Melanoma Education Foundation
Free melanoma lessons for middle and high school students

About the Foundation

The Melanoma Education Foundation is a non-profit preventive health organization that saves lives by promoting greater awareness of melanoma and the importance of early self-detection. The Foundation evolved from a father’s web site tribute to his son, Dan Fine of Peabody, who died of melanoma in 1998 at the age of 26, and was incorporated as a non-profit 501(c) (3) organization in Massachusetts in August, 2000.

melanoma survivors
Adrianna Manzi (L) and Mary Gill (R) are melanoma survivors. Because they received our melanoma lesson in their schools, they found their melanomas early and avoided what otherwise could have been unimaginable tragedies.

Our vision is to create a melanoma-free world through education. Our mission is to inspire people to implement life-long habits for self-detection and prevention of skin cancer.

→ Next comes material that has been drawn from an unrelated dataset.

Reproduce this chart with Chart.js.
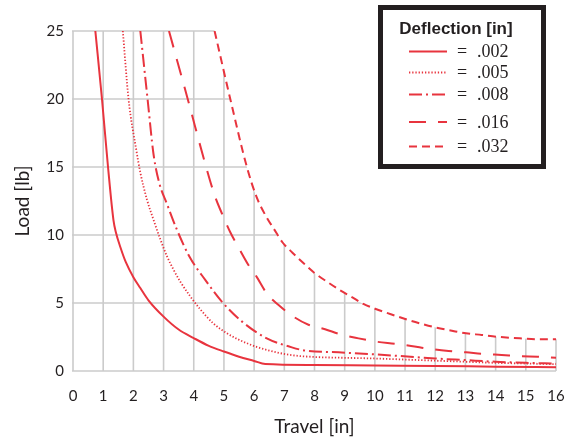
<!DOCTYPE html>
<html>
<head>
<meta charset="utf-8">
<script src="https://cdn.jsdelivr.net/npm/chart.js@4.4.1/dist/chart.umd.min.js"></script>
<style>
  html, body { margin: 0; padding: 0; background: #fff; }
  #wrap { width: 567px; height: 439px; }
</style>
</head>
<body>
<div id="wrap"><canvas id="chart"></canvas></div>
<script>
// deflection values (legend labels)
const deflections = ['.002', '.005', '.008', '.016', '.032'];

// travel [in] / load [lb]
const travel002 = [0.74, 0.96, 1.16, 1.34, 1.42, 1.57, 1.75, 2, 2.23, 2.5, 3, 3.5, 4, 4.5, 5, 5.5, 6, 6.37, 8, 10, 12, 14, 16];
const load002   = [25, 20, 15, 11.1, 10.2, 9.1, 8.0, 6.9, 6.1, 5.2, 4.0, 3.05, 2.42, 1.85, 1.43, 1.05, 0.74, 0.51, 0.44, 0.4, 0.37, 0.32, 0.28];

const travel005 = [1.65, 1.84, 2.1, 2.23, 2.45, 2.67, 2.89, 3.11, 3.33, 3.56, 3.88, 4.21, 4.65, 5.1, 5.76, 6.42, 7.2, 8, 9, 10, 11, 12, 13, 14, 15, 16];
const load005   = [25, 20, 16.2, 14.6, 12.6, 11.1, 9.7, 8.45, 7.45, 6.55, 5.5, 4.55, 3.5, 2.77, 2.04, 1.55, 1.18, 1.03, 0.97, 0.92, 0.84, 0.76, 0.68, 0.6, 0.55, 0.5];

const travel008 = [2.23, 2.47, 2.67, 2.86, 3.11, 3.44, 3.86, 4.38, 4.93, 5.6, 6.42, 7.25, 7.7, 8.8, 9.8, 10.84, 12, 13, 14, 15, 16];
const load008   = [25, 20, 15.9, 13.8, 12.3, 10.4, 8.4, 6.7, 5.1, 3.63, 2.4, 1.74, 1.5, 1.37, 1.25, 1.1, 0.92, 0.8, 0.68, 0.6, 0.54];

const travel016 = [3.18, 3.8, 4.41, 4.71, 4.93, 5.21, 5.48, 5.81, 6.09, 6.42, 6.81, 7.3, 7.8, 8.35, 8.85, 9.46, 10.07, 10.67, 11.2, 11.83, 12.44, 13.02, 13.6, 14.2, 14.79, 15.4, 16];
const load016   = [25, 20, 15, 12.8, 11.6, 10.2, 9.1, 7.8, 6.9, 5.7, 4.85, 4.0, 3.4, 3.07, 2.7, 2.4, 2.15, 2.0, 1.84, 1.62, 1.47, 1.37, 1.25, 1.18, 1.1, 1.05, 0.98];

const travel032 = [4.69, 5.21, 5.76, 6.08, 6.4, 6.64, 6.95, 7.27, 7.64, 7.99, 8.41, 8.83, 9.22, 9.62, 10.12, 10.6, 11.11, 11.56, 12.05, 12.55, 13.02, 13.54, 14.04, 14.8, 15.5, 16];
const load032   = [25, 20, 15, 12.8, 11.35, 10.5, 9.43, 8.7, 7.92, 7.23, 6.57, 5.96, 5.46, 4.93, 4.49, 4.12, 3.75, 3.46, 3.18, 2.96, 2.77, 2.65, 2.52, 2.4, 2.33, 2.33];

const travels = [travel002, travel005, travel008, travel016, travel032];
const loads = [load002, load005, load008, load016, load032];
const dashes = [[], [1.3, 1.9], [13, 4, 2, 4], [17, 12], [8, 5]];

const red = '#e8343e';
const ink = '#231f20';

const datasets = deflections.map((d, i) => ({
    label: d,
    data: travels[i].map((x, j) => ({x: x, y: loads[i][j]})),
    borderColor: red,
    borderWidth: i == 1 ? 1.8 : 2,
    borderDash: dashes[i],
    pointRadius: 0,
    fill: false,
    cubicInterpolationMode: 'monotone'
}));

// grid lines only under the outermost (.032) curve
const clippedGrid = {
    id: 'clippedGrid',
    beforeDatasetsDraw(chart) {
        const ctx = chart.ctx;
        const a = chart.chartArea;
        const xs = chart.scales.x, ys = chart.scales.y;
        const pts = chart.getDatasetMeta(4).data;
        ctx.save();
        ctx.beginPath();
        ctx.moveTo(a.left - 3, a.top - 3);
        ctx.lineTo(pts[0].x, a.top - 3);
        ctx.lineTo(pts[0].x, pts[0].y);
        for (let i = 1; i < pts.length; i++) {
            const p = pts[i - 1], c = pts[i];
            ctx.bezierCurveTo(p.cp2x, p.cp2y, c.cp1x, c.cp1y, c.x, c.y);
        }
        ctx.lineTo(a.right + 3, pts[pts.length - 1].y);
        ctx.lineTo(a.right + 3, a.bottom + 3);
        ctx.lineTo(a.left - 3, a.bottom + 3);
        ctx.closePath();
        ctx.clip();
        ctx.strokeStyle = '#cbcbcb';
        ctx.lineWidth = 1.6;
        xs.ticks.forEach(t => {
            const px = xs.getPixelForValue(t.value);
            ctx.beginPath();
            ctx.moveTo(px, a.top);
            ctx.lineTo(px, a.bottom);
            ctx.stroke();
        });
        ys.ticks.forEach(t => {
            const py = ys.getPixelForValue(t.value);
            ctx.beginPath();
            ctx.moveTo(a.left - 1, py);
            ctx.lineTo(a.right, py);
            ctx.stroke();
        });
        ctx.restore();
    }
};

// boxed legend in the top right
const boxLegend = {
    id: 'boxLegend',
    afterDraw(chart) {
        const ctx = chart.ctx;
        ctx.save();
        ctx.fillStyle = '#fff';
        ctx.fillRect(378, 5, 168, 164);
        ctx.strokeStyle = ink;
        ctx.lineWidth = 5;
        ctx.strokeRect(380.5, 7.5, 163, 159);
        ctx.fillStyle = ink;
        ctx.font = 'bold 17px "Liberation Sans", Arial, sans-serif';
        ctx.textAlign = 'center';
        ctx.textBaseline = 'middle';
        ctx.fillText('Deflection [in]', 456, 29);
        const rows = [51.5, 72.5, 94.5, 122, 146.5];
        chart.data.datasets.forEach((ds, i) => {
            const y = rows[i];
            ctx.strokeStyle = ds.borderColor;
            ctx.lineWidth = ds.borderWidth;
            ctx.setLineDash(ds.borderDash);
            ctx.beginPath();
            ctx.moveTo(409, y);
            ctx.lineTo(447, y);
            ctx.stroke();
            ctx.setLineDash([]);
            ctx.fillStyle = ink;
            ctx.font = '18px "Liberation Serif", "Times New Roman", serif';
            ctx.textAlign = 'center';
            ctx.fillText('=', 462, y + 1);
            ctx.textAlign = 'left';
            ctx.fillText(ds.label, 477, y + 1);
        });
        ctx.restore();
    }
};

Chart.defaults.font.family = 'Lato, "Open Sans", sans-serif';
Chart.defaults.color = ink;

new Chart(document.getElementById('chart').getContext('2d'), {
    type: 'line',
    data: { datasets: datasets },
    options: {
        responsive: true,
        maintainAspectRatio: false,
        animation: false,
        layout: { padding: { top: 31, right: 11, left: 0, bottom: 0 } },
        plugins: {
            legend: { display: false },
            tooltip: { enabled: false }
        },
        scales: {
            x: {
                type: 'linear',
                min: 0, max: 16,
                grid: { display: false, drawTicks: false },
                border: { display: false },
                ticks: { stepSize: 1, padding: 16, font: { size: 15 }, maxRotation: 0, autoSkip: false },
                title: { display: true, text: 'Travel [in]', font: { size: 19 }, padding: { top: 0, bottom: 1 } },
                afterFit(s) { s.height = 68; s.paddingRight = 8; }
            },
            y: {
                min: 0, max: 25,
                grid: { display: false, drawTicks: false },
                border: { display: false },
                ticks: { stepSize: 5, padding: 9, font: { size: 15 } },
                title: { display: true, text: 'Load [lb]', font: { size: 19 }, padding: { top: 11, bottom: 0 } },
                afterFit(s) { s.width = 73; }
            }
        }
    },
    plugins: [clippedGrid, boxLegend]
});
</script>
</body>
</html>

Melanoma is unique among cancers. It is the easiest of all cancers to self-detect at an early stage when it is easily curable by simple excision in an outpatient setting. But when not caught early enough it is among the most malignant and incurable of all cancers. Because melanoma risk jumps dramatically in the mid-20s age group, high schools are ideal venues for educating teens about melanoma but we found that most high school wellness teachers were also uneducated about melanoma and often did not include the subject in health classes at all.

The Foundation seeks to continue and expand middle and high school educational services (see the list of the schools), to serve as a resource for health educators in the subject of skin cancer education, and to promote greater public awareness. Revenue for services is provided primarily by individual contributions, proceeds from special events, and grants from corporations and foundations.